2. Jenis laporan keuangan berdasarkan PSAK
terdiri dari 4 elemen (Neraca, Rugi-Laba dan Perubahan Ekuitas, Cashflow, dan
Catatan atas Laporan keuangan). Dalam draft usulan IFRS menjadi 6 elemen
(Neraca, Rugi-Laba Komprehensif, Perubahan Ekuitas, Cashflow, Catatan atas
Laporan keuangan, dan Neraca Komparatif). Penyajian Neraca dalam IFRS tidak
lagi didasarkan pada susunan Aktiva, Kewajiban dan Ekuitas, tapi dengan urutan
Aktiva dan Kewajiban usaha, Investasi, Pendanaan, Perpajakan dan Ekuitas.

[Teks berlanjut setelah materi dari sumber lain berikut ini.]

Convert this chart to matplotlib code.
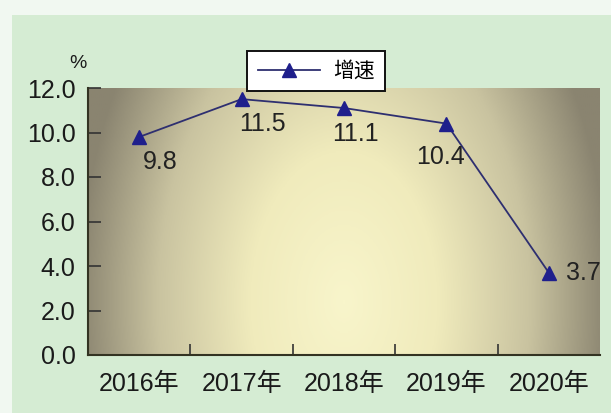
import matplotlib
matplotlib.use("Agg")
import matplotlib.pyplot as plt
import numpy as np
from matplotlib.colors import LinearSegmentedColormap
from matplotlib.patches import Rectangle

categories = ["2016年", "2017年", "2018年", "2019年", "2020年"]
values = [9.8, 11.5, 11.1, 10.4, 3.7]
yticks = [0.0, 2.0, 4.0, 6.0, 8.0, 10.0, 12.0]
series_name = "增速"

plt.rcParams['font.family'] = ['Liberation Sans', 'Noto Sans CJK SC', 'DejaVu Sans']

fig = plt.figure(figsize=(6.11, 4.13), dpi=100)
fig.patch.set_facecolor('#f1f8f1')
fig.patches.append(Rectangle((12/611, 0), 1, 1 - 15/413, transform=fig.transFigure,
                             facecolor='#d5ecd3', edgecolor='none', zorder=-10))

ax = fig.add_axes([88/611, 1 - 355/413, 512/611, 267/413])
ax.set_facecolor('none')

# gradient background
nx, ny = 300, 200
xx, yy = np.meshgrid(np.linspace(0, 1, nx), np.linspace(0, 1, ny))
d = np.sqrt(((xx - 0.5) / 0.52) ** 2 + ((yy - 0.2) / 1.6) ** 2)
d = np.clip(d, 0, 1)
cmap = LinearSegmentedColormap.from_list('g', [(0, '#f8f5cb'), (0.35, '#f0ebbc'),
                                               (0.7, '#c9c3a0'), (1.0, '#8a8470')])
ax.imshow(d, cmap=cmap, extent=[0, 1, 0, 1], origin='lower', transform=ax.transAxes,
          aspect='auto', zorder=0, interpolation='bilinear')

x = np.arange(len(categories))
ax.plot(x, values, color='#2e2f70', lw=1.3, marker='^', markersize=10,
        markerfacecolor='#1f1f8c', markeredgecolor='#1f1f8c', label=series_name, zorder=3)

offsets = [(15, -18), (15, -18), (8, -19), (-4, -24), (25, 0)]
for xi, v, off in zip(x, values, offsets):
    ax.annotate(f"{v:.1f}", (xi, v), xytext=off, textcoords='offset points',
                ha='center', va='center', fontsize=18, color='#222222', zorder=4)

ax.set_xlim(-0.5, len(categories) - 0.5)
ax.set_ylim(0, 12)
ax.set_yticks(yticks)
ax.set_yticklabels([f"{t:.1f}" for t in yticks], fontsize=18, color='#1a1a1a')
ax.set_xticks(x)
ax.set_xticklabels(categories, fontsize=18, color='#1a1a1a')
ax.tick_params(axis='x', length=0, pad=12)
ax.set_xticks(np.arange(0.5, len(categories) - 0.5, 1), minor=True)
ax.tick_params(axis='x', which='minor', direction='in', length=8, width=1.2, color='#333333')
ax.tick_params(axis='y', direction='in', length=9, width=1.2, color='#333333', pad=9)

for s in ['top', 'right']:
    ax.spines[s].set_visible(False)
for s in ['left', 'bottom']:
    ax.spines[s].set_color('#333322')
    ax.spines[s].set_linewidth(1.5)

fig.text(78/611, 1 - 63/413, "%", fontsize=14, ha='center', va='center', color='#1a1a1a')

leg = ax.legend(loc='center', bbox_to_anchor=(316/611, 1 - 71/413), bbox_transform=fig.transFigure,
                fontsize=15, frameon=True, fancybox=False, handlelength=3.0, borderpad=0.5,
                handletextpad=0.6, borderaxespad=0)
leg.get_frame().set_edgecolor('#111111')
leg.get_frame().set_linewidth(1.4)
leg.get_frame().set_facecolor('white')
leg.get_frame().set_alpha(1)

fig.savefig('out.png', dpi=100)
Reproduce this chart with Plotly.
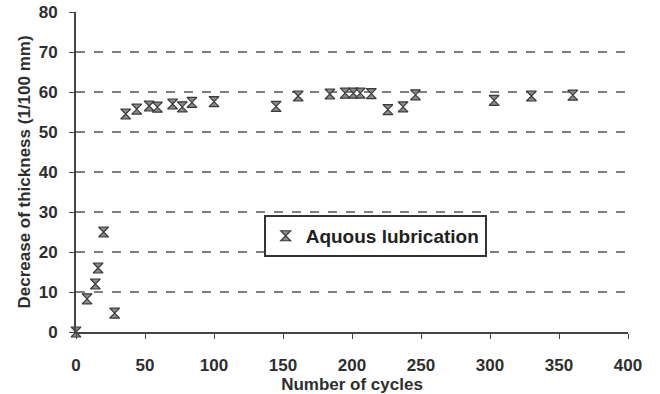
import plotly.graph_objects as go

cycles = [0, 8, 14, 16, 20, 28, 36, 44, 53, 59, 70, 77, 84, 100, 145, 161,
          184, 195, 201, 206, 214, 226, 237, 246, 303, 330, 360]
thickness = [0, 8.3, 12, 16, 25, 4.7, 54.5, 55.7, 56.5, 56.2, 57, 56.3, 57.4, 57.6, 56.4, 59,
             59.5, 59.7, 59.7, 59.7, 59.6, 55.6, 56.3, 59.3, 57.9, 59, 59.2]
series_name = "Aquous lubrication"
x_ticks = [0, 50, 100, 150, 200, 250, 300, 350, 400]
y_ticks = [0, 10, 20, 30, 40, 50, 60, 70, 80]
grid_levels = [10, 20, 30, 40, 50, 60, 70]

font_family = "Liberation Sans, Arial, sans-serif"
ink = "#2e2e2e"

fig = go.Figure()
fig.add_trace(go.Scatter(
    x=cycles, y=thickness, mode="markers", name=series_name,
    marker=dict(symbol="hourglass", size=10, color="#8a8a8a",
                line=dict(color="#3a3a3a", width=1.2)),
    cliponaxis=False,
))

for g in grid_levels:
    fig.add_shape(type="line", xref="paper", yref="y", x0=0, x1=1, y0=g, y1=g,
                  line=dict(color="#555555", width=1.3, dash="dash"), layer="below")

fig.update_layout(
    width=660, height=394,
    margin=dict(l=76, r=32, t=12, b=62),
    paper_bgcolor="white", plot_bgcolor="white",
    font=dict(family=font_family, size=17, color=ink, weight="bold"),
    showlegend=True,
    legend=dict(x=0.34, y=0.366, xanchor="left", yanchor="top",
                bgcolor="white", bordercolor="#333333", borderwidth=2,
                font=dict(size=19, color="#222222", weight="bold"),
                itemwidth=30),
    xaxis=dict(range=[0, 400], tickvals=x_ticks, showgrid=False, zeroline=False,
               automargin=False,
               showline=True, linecolor="#444444", linewidth=2,
               ticks="outside", ticklen=5, tickcolor="#444444", tickwidth=1,
               ticklabelstandoff=12,
               title=dict(text="Number of cycles", standoff=2,
                          font=dict(size=17, weight="bold")),
               tickfont=dict(size=17, weight="bold")),
    yaxis=dict(range=[0, 80], tickvals=y_ticks, showgrid=False, zeroline=False,
               automargin=False,
               showline=True, linecolor="#444444", linewidth=2,
               ticks="outside", ticklen=5, tickcolor="#444444", tickwidth=1,
               ticklabelstandoff=8,
               title=dict(text="Decrease of thickness (1/100 mm)", standoff=4,
                          font=dict(size=17, weight="bold")),
               tickfont=dict(size=17, weight="bold")),
)

fig.write_html("out.html")
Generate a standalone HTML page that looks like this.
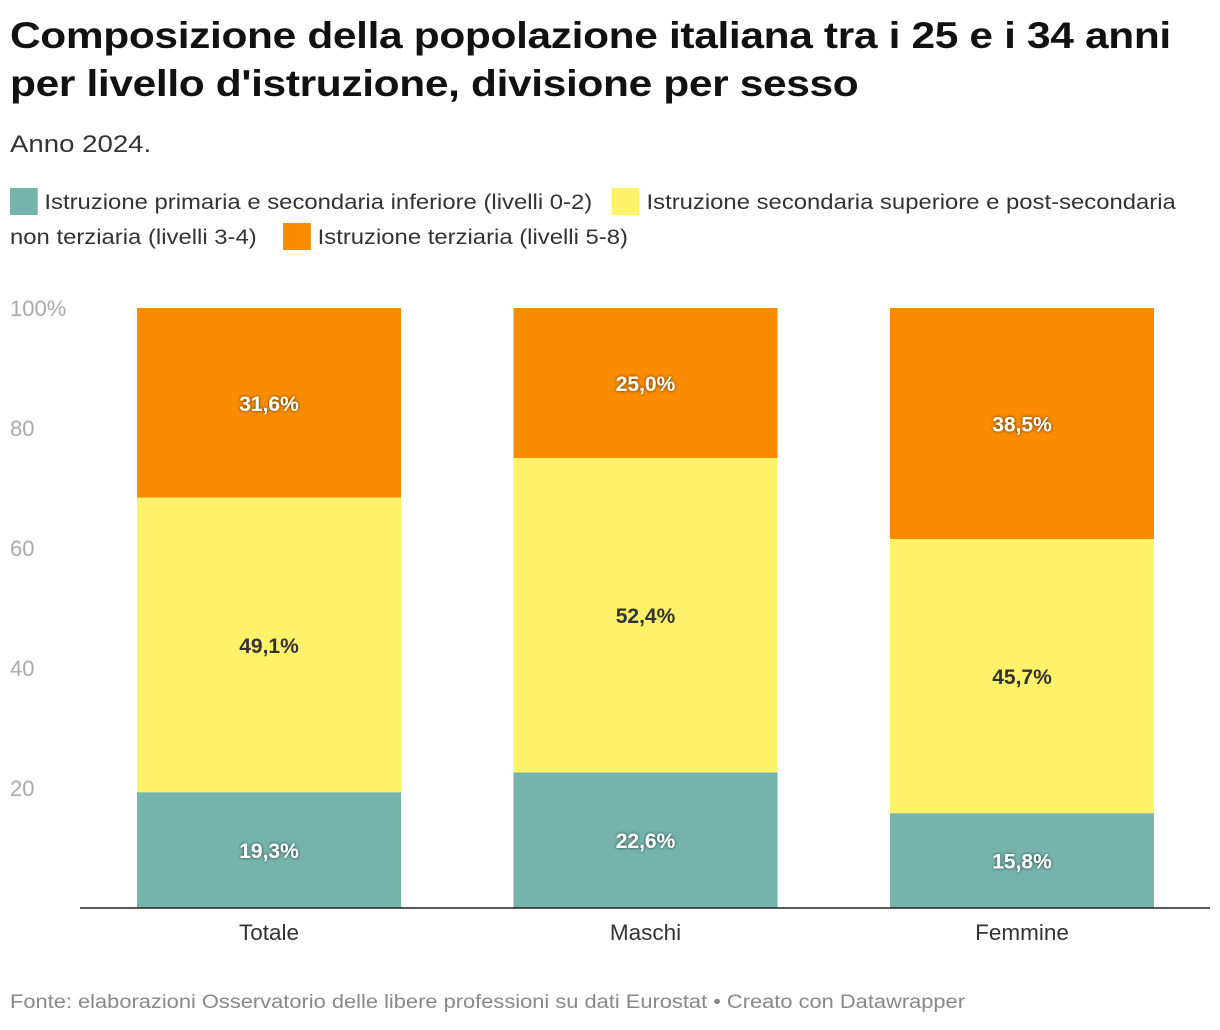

Laporan Cashflow tidak disajikan berdasarkan kegiatan Operasional, Investasi
dan Pendanaan, melainkan berdasarkan Cashflow Usaha (Operasional dan investasi),
Cashflow perpajakan dan Cashflow penghentian usaha.
3. Perpajakan perusahaan, terutama terkait pajak
atas koreksi laba-rugi atas penerapan IFRS maupun atas revaluasi aktiva
berdasarkan fair-value basis.
Tujuan IFRS adalah :
1.
Memastikan
bahwa laporan keuangan intern perusahaan untuk periode-periode yang dimaksukan
dalam laporan keuangan tahunan, mengandung informasi berkualitas tinggi
2.
transparansi bagi para pengguna dan dapat
dibandingkan sepanjang peiode yang disajikan
3.
Menyediakan
titik awal yang memadai untuk akuntansi yang berdasarkan pada IFRS
4.
dapat
dihasilkan dengan biaya yang tidak melebihi manfaat untuk para pengguna
Manfaat dari adanya suatu standard global IFRS :
1.
Pasar
modal menjadi global dan modal investasi dapat bergerak di seluruh dunia tanpa
hambatan berarti. Stadart pelaporan keuangan berkualitas tinggi yang digunakan
secara konsisten di seluruh dunia akan memperbaiki efisiensi alokasi local
2.
investor
dapat membuat keputusan yang lebih baik
3.
perusahaan-perusahaan
dapat memperbaiki proses pengambilan keputusan mengenai merger dan akuisisi
4.
gagasan
terbaik yang timbul dari aktivitas pembuatan standard dapat disebarkan dalam
mengembangkan standard global yang berkualitas tertinggi.